September 16, 2008 2:15 PM
 

Terrierhead said:

There used to be a great magazine called Budget Living that I felt actually applied to people like me.  They featured fashion spreads for kids showing what was new at places like Target and Old Navy as well as practical clothing from online retailers.  After several months of putting out a great magazine, the Budget Living crew started to sneak in the occasional $500 coat or $200 pair of shoes.  Then the magazine vanished.  

September 16, 2008 5:11 PM
 

Manjari said:

I am with all of you on this. Just wondering, though - how is that different than so many of the expensive baby/kid clothes featured on droolicious?

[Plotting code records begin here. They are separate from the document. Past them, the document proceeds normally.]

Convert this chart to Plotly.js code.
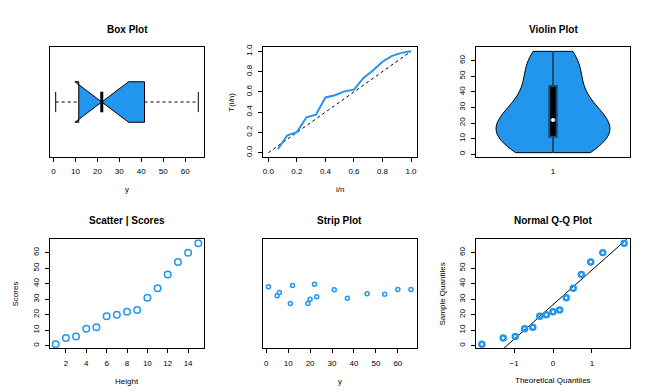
<!DOCTYPE html>
<html>
<head>
<meta charset="utf-8">
<script src="https://cdn.plot.ly/plotly-3.0.1.min.js"></script>
<style>
  html, body { margin: 0; padding: 0; background: #fff; }
  #chart { width: 648px; height: 392px; }
</style>
</head>
<body>
<div id="chart"></div>
<script>
// observations (sorted), shared by every panel
const yValues = [1, 5, 6, 11, 12, 19, 20, 22, 23, 31, 37, 46, 54, 60, 66];
const heightIndex = [1, 2, 3, 4, 5, 6, 7, 8, 9, 10, 11, 12, 13, 14, 15];

// TTT panel
const tttX = [0.067, 0.133, 0.2, 0.267, 0.333, 0.4, 0.467, 0.533, 0.6, 0.667, 0.733, 0.8, 0.867, 0.933, 1.0];
const tttY = [0.036, 0.172, 0.203, 0.349, 0.375, 0.545, 0.567, 0.605, 0.622, 0.738, 0.811, 0.898, 0.956, 0.985, 1.0];
const diagX = [0, 1];
const diagY = [0, 1];

// strip plot vertical jitter (fraction of panel height)
const stripJitter = [0.564, 0.482, 0.512, 0.412, 0.576, 0.412, 0.451, 0.588, 0.473, 0.537, 0.46, 0.5, 0.497, 0.54, 0.54];

// normal Q-Q theoretical quantiles
const qqTheo = [-1.83, -1.28, -0.97, -0.73, -0.52, -0.34, -0.17, 0, 0.17, 0.34, 0.52, 0.73, 0.97, 1.28, 1.83];

const BLUE = "#2196EC";
const FONT = "Liberation Sans, Arial, Helvetica, sans-serif";

function quantile(arr, p) {
  const s = [...arr].sort((a, b) => a - b);
  const h = (s.length - 1) * p;
  const lo = Math.floor(h);
  return s[lo] + (h - lo) * ((s[lo + 1] ?? s[lo]) - s[lo]);
}

const q1 = quantile(yValues, 0.25);
const med = quantile(yValues, 0.5);
const q3 = quantile(yValues, 0.75);
const yMin = Math.min(...yValues);
const yMax = Math.max(...yValues);
const notch = (1.58 * (q3 - q1)) / Math.sqrt(yValues.length);

const boxWidth = 0.4;
const notchFrac = 0.5;
const capHalf = boxWidth / 4;

// qqline through the quartiles
const zq = 0.6745;
const qqSlope = (q3 - q1) / (2 * zq);
const qqIntercept = q1 + qqSlope * zq;
const qqLineX = [-2.5, 2.5];
const qqLineY = qqLineX.map((v) => qqIntercept + qqSlope * v);

const traces = [
  // box plot
  {
    type: "box", orientation: "h", xaxis: "x", yaxis: "y",
    y: [1], q1: [q1], median: [med], q3: [q3],
    lowerfence: [q1], upperfence: [q3], notchspan: [notch],
    notched: true, notchwidth: notchFrac, width: boxWidth, whiskerwidth: 0,
    fillcolor: BLUE, line: { color: "#000", width: 1 }, hoverinfo: "skip",
  },
  {
    type: "scatter", mode: "lines", xaxis: "x", yaxis: "y",
    x: [yMin, q1, null, q3, yMax], y: [1, 1, null, 1, 1],
    line: { color: "#000", width: 1, dash: "3px,3px" },
  },
  {
    type: "scatter", mode: "lines", xaxis: "x", yaxis: "y",
    x: [yMin, yMin, null, yMax, yMax],
    y: [1 - capHalf, 1 + capHalf, null, 1 - capHalf, 1 + capHalf],
    line: { color: "#000", width: 1 },
  },
  {
    type: "scatter", mode: "lines", xaxis: "x", yaxis: "y",
    x: [med, med],
    y: [1 - (boxWidth * notchFrac) / 2, 1 + (boxWidth * notchFrac) / 2],
    line: { color: "#000", width: 3 },
  },
  // TTT
  {
    type: "scatter", mode: "lines", xaxis: "x2", yaxis: "y2",
    x: diagX, y: diagY, line: { color: "#000", width: 1, dash: "3px,3px" },
  },
  {
    type: "scatter", mode: "lines", xaxis: "x2", yaxis: "y2",
    x: tttX, y: tttY, line: { color: BLUE, width: 2 },
  },
  // violin
  {
    type: "violin", xaxis: "x3", yaxis: "y3",
    y: yValues, x0: 1, width: 0.74, bandwidth: 12,
    spanmode: "hard", scalemode: "width", points: false,
    fillcolor: BLUE, line: { color: "#000", width: 1 },
    box: { visible: true, width: 0.065, fillcolor: "#000", line: { color: "#1B4B72", width: 2 } },
    meanline: { visible: false }, hoverinfo: "skip",
  },
  {
    type: "scatter", mode: "markers", xaxis: "x3", yaxis: "y3",
    x: [1], y: [med], marker: { color: "#fff", size: 4 },
  },
  // scatter
  {
    type: "scatter", mode: "markers", xaxis: "x4", yaxis: "y4",
    x: heightIndex, y: yValues,
    marker: { symbol: "circle-open", size: 6.5, color: BLUE, line: { width: 1.5 } },
  },
  // strip
  {
    type: "scatter", mode: "markers", xaxis: "x5", yaxis: "y5",
    x: yValues, y: stripJitter,
    marker: { symbol: "circle-open", size: 4, color: BLUE, line: { width: 1.5 } },
  },
  // Q-Q
  {
    type: "scatter", mode: "lines", xaxis: "x6", yaxis: "y6",
    x: qqLineX, y: qqLineY, line: { color: "#000", width: 1 },
  },
  {
    type: "scatter", mode: "markers", xaxis: "x6", yaxis: "y6",
    x: qqTheo, y: yValues,
    marker: { symbol: "circle-open", size: 5, color: BLUE, line: { width: 2.5 } },
  },
];

const W = 648, H = 392;
const cols = [[50, 204], [262.7, 416.7], [476, 630]];
const rows = [[47.3, 156.7], [239.3, 348.3]];
const xd = (c) => [cols[c][0] / W, cols[c][1] / W];
const yd = (r) => [1 - rows[r][1] / H, 1 - rows[r][0] / H];

function axis(domain, anchor, extra) {
  return Object.assign({
    domain, anchor,
    showline: true, mirror: true, linecolor: "#000", linewidth: 1,
    ticks: "outside", ticklen: 4, tickcolor: "#000", tickwidth: 1,
    tickfont: { family: FONT, size: 8, color: "#000" },
    ticklabelstandoff: 3,
    showgrid: false, zeroline: false, fixedrange: true,
  }, extra);
}
const yTicks = { tickangle: -90 };
const blank = { ticks: "", showticklabels: false };

function text(t, x, y, opts = {}) {
  return Object.assign({
    text: t, x: x / W, y: 1 - y / H, xref: "paper", yref: "paper",
    showarrow: false, xanchor: "center", yanchor: "middle",
    font: { family: FONT, size: 8, color: "#000" },
  }, opts);
}
const bold = { font: { family: FONT, size: 10, color: "#000", weight: "bold" } };
const rot = { textangle: -90 };
const cx = (c) => (cols[c][0] + cols[c][1]) / 2;
const cy = (r) => (rows[r][0] + rows[r][1]) / 2;

const layout = {
  width: W, height: H,
  margin: { l: 0, r: 0, t: 0, b: 0 },
  paper_bgcolor: "#fff", plot_bgcolor: "#fff",
  showlegend: false,
  xaxis: axis(xd(0), "y", { range: [-1.6, 68.6], tick0: 0, dtick: 10 }),
  yaxis: axis(yd(0), "x", Object.assign({ range: [0.46, 1.54] }, blank)),
  xaxis2: axis(xd(1), "y2", { range: [-0.04, 1.04], tick0: 0, dtick: 0.2, tickformat: ".1f" }),
  yaxis2: axis(yd(0), "x2", Object.assign({ range: [-0.04, 1.04], tick0: 0, dtick: 0.2, tickformat: ".1f" }, yTicks)),
  xaxis3: axis(xd(2), "y3", { range: [0.5, 1.5], tickvals: [1], ticktext: ["1"], tickcolor: "rgba(0,0,0,0)" }),
  yaxis3: axis(yd(0), "x3", Object.assign({ range: [-1.6, 68.6], tick0: 0, dtick: 10 }, yTicks)),
  xaxis4: axis(xd(0), "y4", { range: [0.44, 15.56], tick0: 2, dtick: 2 }),
  yaxis4: axis(yd(1), "x4", Object.assign({ range: [-1.6, 68.6], tick0: 0, dtick: 10 }, yTicks)),
  xaxis5: axis(xd(1), "y5", { range: [-1.6, 68.6], tick0: 0, dtick: 10 }),
  yaxis5: axis(yd(1), "x5", Object.assign({ range: [0, 1] }, blank)),
  xaxis6: axis(xd(2), "y6", { range: [-1.98, 1.98], tick0: -1, dtick: 1 }),
  yaxis6: axis(yd(1), "x6", Object.assign({ range: [-1.6, 68.6], tick0: 0, dtick: 10 }, yTicks)),
  annotations: [
    text("Box Plot", cx(0), 29, bold),
    text("Violin Plot", cx(2), 29, bold),
    text("Scatter | Scores", cx(0), 220.7, bold),
    text("Strip Plot", cx(1), 220.7, bold),
    text("Normal Q-Q Plot", cx(2), 220.7, bold),
    text("y", cx(0), 189),
    text("i/n", cx(1), 189),
    text("T(i/n)", 230.7, cy(0), rot),
    text("Height", cx(0), 381),
    text("Scores", 15.7, cy(1), rot),
    text("y", cx(1), 381),
    text("Theoretical Quantiles", cx(2), 380.3),
    text("Sample Quantiles", 442.7, cy(1), rot),
  ],
};

Plotly.newPlot("chart", traces, layout, { staticPlot: true, displayModeBar: false });
</script>
</body>
</html>
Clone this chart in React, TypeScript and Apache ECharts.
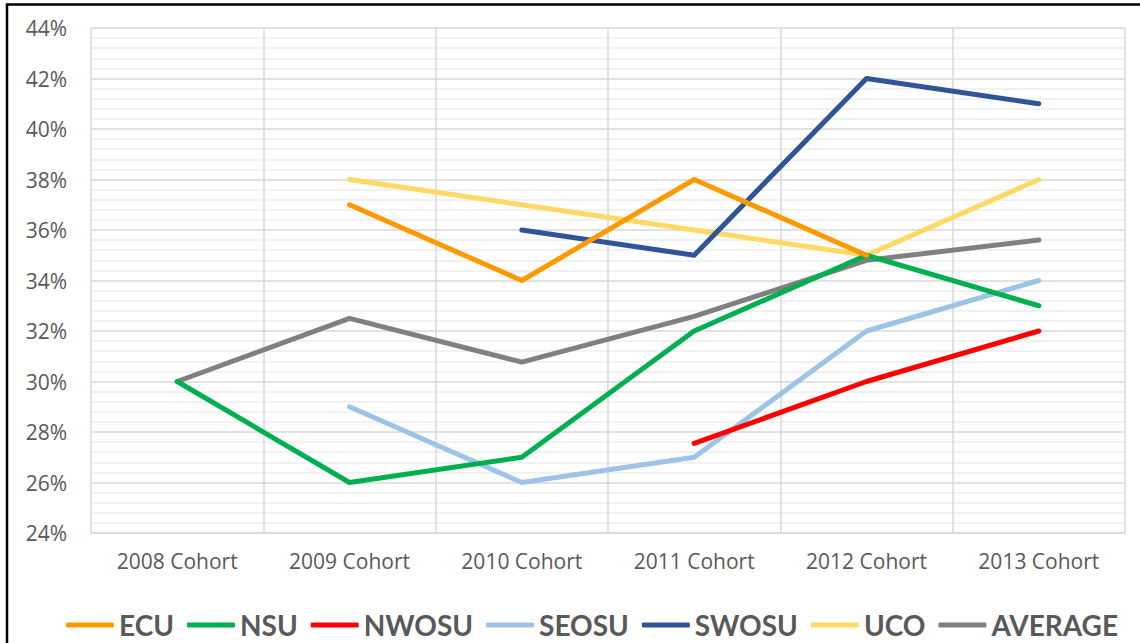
import React, { useEffect, useRef } from "react";
import * as echarts from "echarts";

const categories = ["2008 Cohort", "2009 Cohort", "2010 Cohort", "2011 Cohort", "2012 Cohort", "2013 Cohort"];
const ecu = [null, 0.37, 0.34, 0.38, 0.35, null];
const nsu = [0.30, 0.26, 0.27, 0.32, 0.35, 0.33];
const nwosu = [null, null, null, 0.2755, 0.30, 0.32];
const seosu = [null, 0.29, 0.26, 0.27, 0.32, 0.34];
const swosu = [null, null, 0.36, 0.35, 0.42, 0.41];
const uco = [null, 0.38, 0.37, 0.36, 0.35, 0.38];
const average = [0.30, 0.325, 0.3077, 0.3258, 0.348, 0.356];

const seriesNames = ["ECU", "NSU", "NWOSU", "SEOSU", "SWOSU", "UCO", "AVERAGE"];
const seriesData = [ecu, nsu, nwosu, seosu, swosu, uco, average];
const seriesColors = ["#FF9900", "#00B050", "#FF0000", "#9DC3E6", "#2F5597", "#FFD966", "#808080"];

export default function App() {
  const ref = useRef<HTMLDivElement>(null);
  useEffect(() => {
    if (!ref.current) return;
    const chart = echarts.init(ref.current, null, { renderer: "svg" });
    chart.setOption({
      animation: false,
      backgroundColor: "#ffffff",
      graphic: [
        {
          type: "rect",
          shape: { x: 7, y: 4.5, width: 1150, height: 660 },
          style: { fill: "none", stroke: "#000000", lineWidth: 2.5 },
          silent: true,
        },
      ],
      grid: { left: 91, right: 15, top: 28, bottom: 110, containLabel: false },
      legend: {
        top: 606,
        left: 61,
        icon: "roundRect",
        itemWidth: 48,
        itemHeight: 5,
        itemGap: 13,
        data: seriesNames,
        textStyle: { fontFamily: "Lato", fontWeight: "bold", fontSize: 28, color: "#595959" },
      },
      xAxis: {
        type: "category",
        data: categories,
        boundaryGap: true,
        axisLine: { show: true, lineStyle: { color: "#D9D9D9", width: 1.5 } },
        axisTick: { show: false },
        axisLabel: { margin: 17, fontFamily: "Open Sans", fontSize: 21, color: "#595959" },
        splitLine: { show: true, lineStyle: { color: "#D9D9D9", width: 1.5 } },
      },
      yAxis: {
        type: "value",
        min: 0.24,
        max: 0.44,
        interval: 0.02,
        axisLine: { show: false },
        axisTick: { show: false },
        axisLabel: {
          margin: 24,
          fontFamily: "Open Sans",
          fontSize: 21,
          color: "#595959",
          formatter: (v: number) => Math.round(v * 100) + "%",
        },
        splitLine: { show: true, lineStyle: { color: "#D9D9D9", width: 1.5 } },
        minorTick: { show: false, splitNumber: 5 },
        minorSplitLine: { show: true, lineStyle: { color: "#EEEEEE", width: 1.5 } },
      },
      series: seriesNames.map((name, i) => ({
        name,
        type: "line",
        data: seriesData[i],
        connectNulls: false,
        symbol: "none",
        color: seriesColors[i],
        lineStyle: { width: 5, color: seriesColors[i], cap: "round", join: "round" },
        z: 10 - i,
      })),
    });
    return () => chart.dispose();
  }, []);
  return (
    <div
      ref={ref}
      style={{ position: "fixed", left: 0, top: 0, width: 1140, height: 643 }}
    />
  );
}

September 16, 2008 9:41 PM
 

hongkongmom said:

I love Cookie magazine - it's so pretty and has such cool party ideas and a fabulous graphic design layout. But I'm with you - it's laughable how impractical much of the mag is - the travel section always kills me, it's clearly aimed at millionaires who can take their nannies with them on trips to the world's fanciest resorts.  Like Momofbeans, I'm no scrapbooker, and the other Parenting magazines seem a bit too 1950s housewifey to me, but the Cookie lifestyle is way too bling for my checkbook.

September 17, 2008 5:47 AM
 

Twintown said:

I excitedly subscribed to Cookie before the first issue even came out.  I lasted three issues, then wrote a nice, long letter to the Editor cancelling my subscription and detailing the "why" behind it.  It was just too TOO - kwim?  Seemed more like it should be a local mag for Manhattan parents only.

September 17, 2008 10:59 AM
 

Anne said:

This is why the Cookie should crumble and be swept away.  Who needs it?  Not me!